Economists expect inflation to have risen by 0.3% in March, on a month-on-month basis, from 0.2% previously. This suggests a 1.8% rise year-on-year (year-on-year) - that is compared to only 1.5% in March 2018.
Core inflation is forecast to rise 0.2% in March from 0.1% previously. On a year-on-year basis, it is forecast to rise 2.1% - the same as the 2.1% recorded previously.
Inflation affects the level at which central banks set base interest rates and this in turn impacts on the currency by affecting capital flows.
Higher inflation tends to lead to higher interest rates and a stronger currency because the higher interest return draws and keeps more foreign capital. Lower inflation tends to have the opposite effect.

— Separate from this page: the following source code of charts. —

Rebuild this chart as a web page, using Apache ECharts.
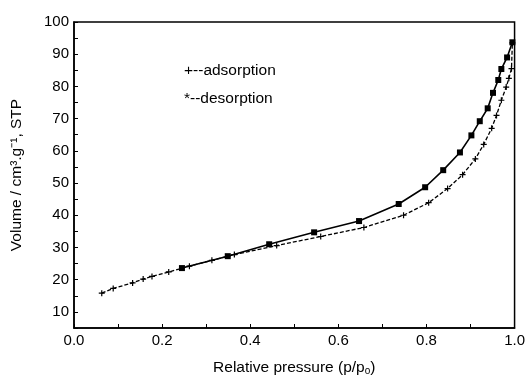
<!DOCTYPE html>
<html><head><meta charset="utf-8">
<script src="https://cdn.jsdelivr.net/npm/echarts@6/dist/echarts.min.js"></script>
<style>html,body{margin:0;padding:0;background:#fff}#c{width:528px;height:381px}</style>
</head><body><div id="c"></div>
<script>
// Data
const adsP = [0.063,0.089,0.133,0.157,0.177,0.215,0.262,0.313,0.364,0.460,0.560,0.658,0.748,0.805,0.848,0.882,0.911,0.930,0.948,0.959,0.970,0.981,0.987,0.993,0.995];
const adsV = [15.8,17.3,19.0,20.2,21.0,22.4,24.2,26.0,27.8,30.6,33.4,36.2,40.0,43.9,48.3,52.6,57.5,62.0,67.0,71.0,75.7,79.8,82.5,85.5,93.5];
const desP = [0.995,0.983,0.970,0.963,0.951,0.939,0.921,0.902,0.876,0.838,0.797,0.737,0.647,0.545,0.443,0.349,0.245];
const desV = [93.7,89.0,85.4,82.0,78.0,73.2,69.2,64.8,59.5,54.0,48.7,43.5,38.2,34.7,31.0,27.3,23.6];
const legendLines = ['+--adsorption', '*--desorption'];
const xTitle = 'Relative pressure (p/p{sub|o})';
const yTitle = 'Volume / cm\u00B3.g\u207B\u00B9, STP';

const font = '"Liberation Sans", Arial, sans-serif';
const chart = echarts.init(document.getElementById('c'));
const plus = 'path://M4,0h2v4h4v2h-4v4h-2v-4h-4v-2h4z';
chart.setOption({
  animation: false,
  grid: {left: 74, right: 11, top: 22, bottom: 47, show: true, borderColor: '#000', borderWidth: 1.5},
  xAxis: {
    type: 'value', min: 0, max: 1, interval: 0.1,
    name: xTitle, nameLocation: 'middle', nameGap: 31,
    nameTextStyle: {color: '#000', fontSize: 15.5, fontFamily: font,
      rich: {sub: {fontSize: 10, verticalAlign: 'bottom', padding: [7,0,0,0], color: '#000', fontFamily: font}}},
    axisLine: {lineStyle: {color: '#000', width: 1.5}},
    axisTick: {inside: true, length: 4, lineStyle: {color: '#000'}},
    splitLine: {show: false},
    axisLabel: {color: '#000', fontSize: 15, fontFamily: font, margin: 5,
      formatter: v => (Math.round(v*10) % 2 === 0 ? v.toFixed(1) : '')}
  },
  yAxis: {
    type: 'value', min: 5, max: 100, interval: 5,
    name: yTitle, nameLocation: 'middle', nameGap: 49,
    nameTextStyle: {color: '#000', fontSize: 15.5, fontFamily: font},
    axisLine: {lineStyle: {color: '#000', width: 1.5}},
    axisTick: {inside: true, length: 4, lineStyle: {color: '#000'}},
    splitLine: {show: false},
    axisLabel: {color: '#000', fontSize: 15, fontFamily: font, margin: 5,
      formatter: v => (Math.round(v) % 10 === 0 ? String(Math.round(v)) : '')}
  },
  graphic: [
    {type: 'text', left: 184, top: 63, style: {text: legendLines[0], fill: '#000', font: '15.5px ' + font}},
    {type: 'text', left: 184, top: 91, style: {text: legendLines[1], fill: '#000', font: '15.5px ' + font}}
  ],
  series: [
    {type: 'line', data: adsP.map((p,i)=>[p, adsV[i]]), symbol: plus, symbolSize: 6,
     lineStyle: {color: '#000', width: 1.3, type: [4,2]}, itemStyle: {color: '#000'}},
    {type: 'line', data: desP.map((p,i)=>[p, desV[i]]), symbol: 'rect', symbolSize: 6,
     lineStyle: {color: '#000', width: 1.6}, itemStyle: {color: '#000'}}
  ]
});
</script></body></html>
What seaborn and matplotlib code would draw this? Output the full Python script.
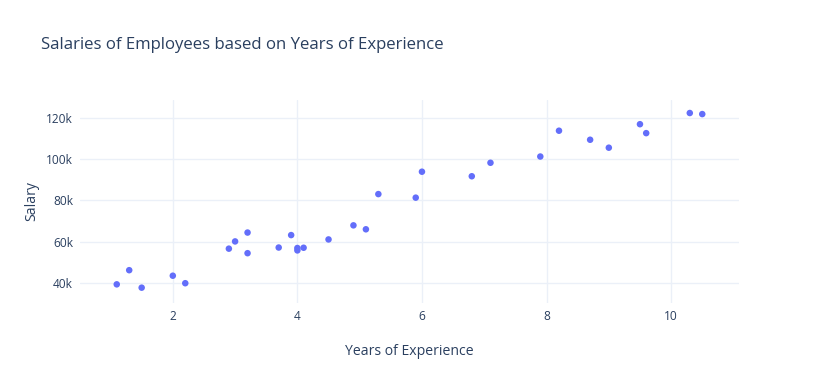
import pandas as pd
import seaborn as sns
import matplotlib.pyplot as plt
from matplotlib.ticker import FuncFormatter

# Salary data
years = [1.1, 1.3, 1.5, 2.0, 2.2, 2.9, 3.0, 3.2, 3.2, 3.7,
         3.9, 4.0, 4.0, 4.1, 4.5, 4.9, 5.1, 5.3, 5.9, 6.0,
         6.8, 7.1, 7.9, 8.2, 8.7, 9.0, 9.5, 9.6, 10.3, 10.5]
salary = [39343, 46205, 37731, 43525, 39891, 56642, 60150, 54445, 64445, 57189,
          63218, 55794, 56957, 57081, 61111, 67938, 66029, 83088, 81363, 93940,
          91738, 98273, 101302, 113812, 109431, 105582, 116969, 112635, 122391, 121872]
xticks = [2, 4, 6, 8, 10]
yticks = [40000, 60000, 80000, 100000, 120000]

df = pd.DataFrame({"YearsExperience": years, "Salary": salary})

sns.set_style("white")
plt.rcParams["font.family"] = ["Open Sans", "DejaVu Sans"]
text_col = "#2a3f5f"

fig = plt.figure(figsize=(8.19, 3.83), dpi=100)
ax = fig.add_axes([80 / 819, 80 / 383, 659 / 819, 203 / 383])

sns.scatterplot(data=df, x="YearsExperience", y="Salary", ax=ax,
                color="#636efa", s=22, edgecolor="none", zorder=3)

ax.set_xlim(0.51, 11.09)
ax.set_ylim(30300, 128700)
ax.set_xticks(xticks)
ax.set_yticks(yticks)
ax.yaxis.set_major_formatter(FuncFormatter(lambda v, p: f"{int(v / 1000)}k"))
ax.grid(True, color="#ebf0f8", linewidth=1, zorder=0)
for s in ax.spines.values():
    s.set_visible(False)
ax.tick_params(axis="both", length=0, labelsize=8.6, colors=text_col, pad=5)

ax.set_xlabel("Years of Experience", fontsize=10.1, color=text_col, labelpad=15)
ax.set_ylabel("Salary", fontsize=10.1, color=text_col, labelpad=5)

fig.text(41 / 819, 1 - 45 / 383, "Salaries of Employees based on Years of Experience",
         fontsize=12.1, color=text_col, va="center", ha="left")

plt.savefig("out.png", dpi=100)
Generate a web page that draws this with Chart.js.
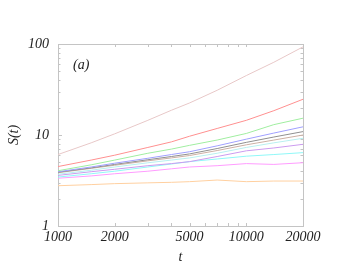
<!DOCTYPE html>
<html>
<head>
<meta charset="utf-8">
<script src="https://cdn.jsdelivr.net/npm/chart.js@4.4.0/dist/chart.umd.min.js"></script>
<style>
  body { margin: 0; background: #fff; }
  #wrap { width: 353px; height: 273px; }
</style>
</head>
<body>
<div id="wrap"><canvas id="c" width="353" height="273"></canvas></div>
<script>
// time points
const times = [1000, 1500, 2000, 3000, 4000, 5000, 7000, 10000, 14000, 20000];

// S(t) curves, top to bottom
const sPink      = [6.1, 8.2, 10.3, 14.5, 18.7, 22.5, 31, 45, 63, 93];
const sRed       = [4.5, 5.3, 6.0, 7.3, 8.4, 9.7, 11.8, 14.5, 18.5, 24.7];
const sGreen     = [4.05, 4.7, 5.3, 6.3, 7.0, 7.7, 8.8, 10.4, 13.0, 15.3];
const sBlue      = [3.95, 4.45, 4.9, 5.55, 6.1, 6.55, 7.6, 9.0, 10.5, 12.3];
const sGray      = [3.9, 4.35, 4.75, 5.35, 5.8, 6.2, 7.1, 8.3, 9.5, 10.9];
const sTan       = [3.85, 4.3, 4.65, 5.2, 5.6, 5.95, 6.75, 7.8, 8.8, 10.0];
const sLightCyan = [3.7, 4.1, 4.45, 4.95, 5.3, 5.6, 6.3, 7.3, 8.2, 9.2];
const sPurple    = [3.6, 3.95, 4.2, 4.6, 4.85, 5.1, 5.8, 6.7, 7.2, 7.9];
const sCyan      = [3.45, 3.75, 4.0, 4.45, 4.8, 5.1, 5.45, 5.85, 6.1, 6.4];
const sMagenta   = [3.35, 3.55, 3.75, 4.0, 4.25, 4.45, 4.6, 4.85, 4.75, 4.96];
const sOrange    = [2.77, 2.85, 2.92, 2.98, 3.02, 3.07, 3.2, 3.07, 3.12, 3.12];

// ticks
const xTicks = [1000, 2000, 3000, 4000, 5000, 6000, 7000, 8000, 9000, 10000, 20000];
const xLabels = [1000, 2000, 5000, 10000, 20000];
const yTicks = [1, 2, 3, 4, 5, 6, 7, 8, 9, 10, 20, 30, 40, 50, 60, 70, 80, 90, 100];
const yLabels = [1, 10, 100];

const series = [
  [sPink, '#e8c8c8'],
  [sRed, '#ff9090'],
  [sGreen, '#a0eea0'],
  [sBlue, '#a0a0ff'],
  [sGray, '#909090'],
  [sTan, '#ccb0a4'],
  [sLightCyan, '#b8f0f0'],
  [sPurple, '#cc9cf0'],
  [sCyan, '#90f8f8'],
  [sMagenta, '#ff9cff'],
  [sOrange, '#ffd0a0']
];

const font = "'Liberation Serif', 'DejaVu Serif', serif";

const frame = {
  id: 'frame',
  beforeDatasetsDraw(chart) {
    const {ctx, chartArea: a, scales: {x, y}} = chart;
    ctx.save();
    ctx.strokeStyle = '#c4c4c4';
    ctx.lineWidth = 1;
    ctx.strokeRect(Math.round(a.left) + 0.5, Math.round(a.top) + 0.5,
      Math.round(a.right - a.left), Math.round(a.bottom - a.top));
    ctx.beginPath();
    xTicks.forEach(v => {
      const px = Math.round(x.getPixelForValue(v)) + 0.5;
      const len = 3;
      ctx.moveTo(px, a.bottom); ctx.lineTo(px, a.bottom - len);
      ctx.moveTo(px, a.top); ctx.lineTo(px, a.top + len);
    });
    yTicks.forEach(v => {
      const py = Math.round(y.getPixelForValue(v)) + 0.5;
      const len = yLabels.includes(v) ? 4 : 2.5;
      ctx.moveTo(a.left, py); ctx.lineTo(a.left + len, py);
      ctx.moveTo(a.right, py); ctx.lineTo(a.right - len, py);
    });
    ctx.stroke();
    ctx.fillStyle = '#222';
    ctx.font = 'italic 14px ' + font;
    ctx.textAlign = 'left';
    ctx.textBaseline = 'middle';
    ctx.fillText('(a)', a.left + 15, a.top + 21);
    ctx.restore();
  }
};

new Chart(document.getElementById('c'), {
  type: 'line',
  data: {
    datasets: series.map(([vals, col], i) => ({
      label: 'curve ' + (i + 1),
      data: times.map((t, k) => ({x: t, y: vals[k]})),
      borderColor: col,
      borderWidth: 1,
      pointRadius: 0,
      tension: 0,
      fill: false
    }))
  },
  options: {
    responsive: false,
    animation: false,
    layout: {padding: {top: 44, right: 50, left: 0, bottom: 0}},
    plugins: {legend: {display: false}, tooltip: {enabled: false}},
    scales: {
      x: {
        type: 'logarithmic',
        min: 1000, max: 20000,
        afterBuildTicks: s => { s.ticks = xTicks.map(v => ({value: v})); },
        afterFit: s => { s.height = 47; },
        grid: {display: false, drawTicks: false, tickLength: 0},
        border: {display: false},
        ticks: {
          autoSkip: false, maxRotation: 0, padding: 3,
          color: '#222', font: {family: font, size: 14, style: 'italic'},
          callback: v => xLabels.includes(v) ? String(v) : ''
        },
        title: {display: true, text: 't', color: '#222', padding: {top: 0, bottom: 7},
          font: {family: font, size: 14, style: 'italic'}}
      },
      y: {
        type: 'logarithmic',
        min: 1, max: 100,
        afterBuildTicks: s => { s.ticks = yTicks.map(v => ({value: v})); },
        afterFit: s => { s.width = 58; },
        grid: {display: false, drawTicks: false, tickLength: 0},
        border: {display: false},
        ticks: {
          autoSkip: false, padding: 9,
          color: '#222', font: {family: font, size: 14, style: 'italic'},
          callback: v => yLabels.includes(v) ? String(v) : ''
        },
        title: {display: true, text: 'S(t)', color: '#222', padding: {top: 6, bottom: 0},
          font: {family: font, size: 14, style: 'italic'}}
      }
    }
  },
  plugins: [frame]
});
</script>
</body>
</html>
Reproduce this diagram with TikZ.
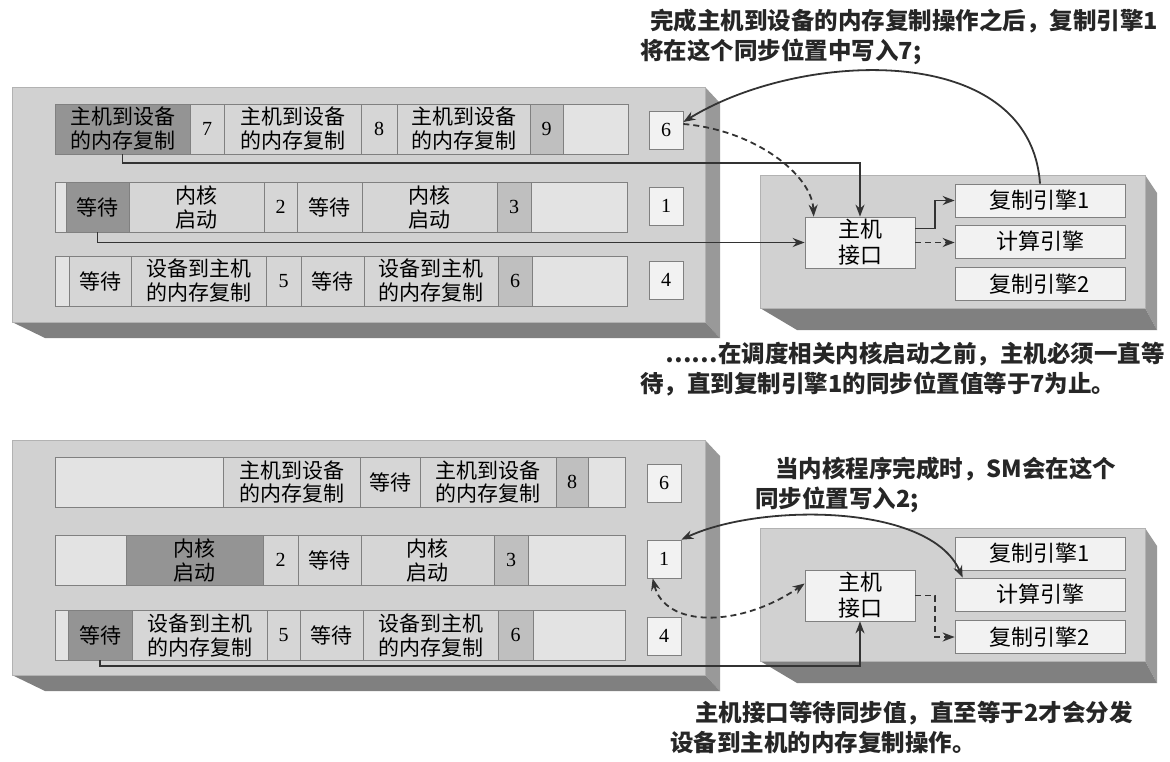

The market currently expects the Federal Reserve (Fed) to cut interest rates in the future and this is keeping downward pressure on the Dollar, however, if inflation rises strongly it could change these expectations and lead to a U.S. Dollar recovery.
Linked to this is another important release in the week ahead, the FOMC minutes.
These are the minutes from the Fed’s previous meeting and reveal the deliberation of the Fed’s policy team, whilst they are discussing what to do with interest rates. It can sometimes shed light on current Fed thinking and the future trajectory of interest rates so it tends to be an important release for the FX and rates market.
We believe the Fed has reason to strike a more optimistic tone on the outlook than has been the case in recent policy decisions, largely owing to the pick-up in economic data we have seen over recent days.
Friday's employment market numbers were encouraging in that they revealed a sharp pick up in employment when compared to the disappointing February data.
In short, the U.S. economy continues to hum along nicely and concerns of an impending recession appear premature.
Concerns the Fed's next move on interest rates would be a cut look misplaced, and should the market start pricing in further interest rate rises we could well see the Dollar push higher.
Another key release is factory orders out at 15.00 on Monday. It is currently forecast to show a -0.6% drop in orders in February, compared to the 0.1% in January.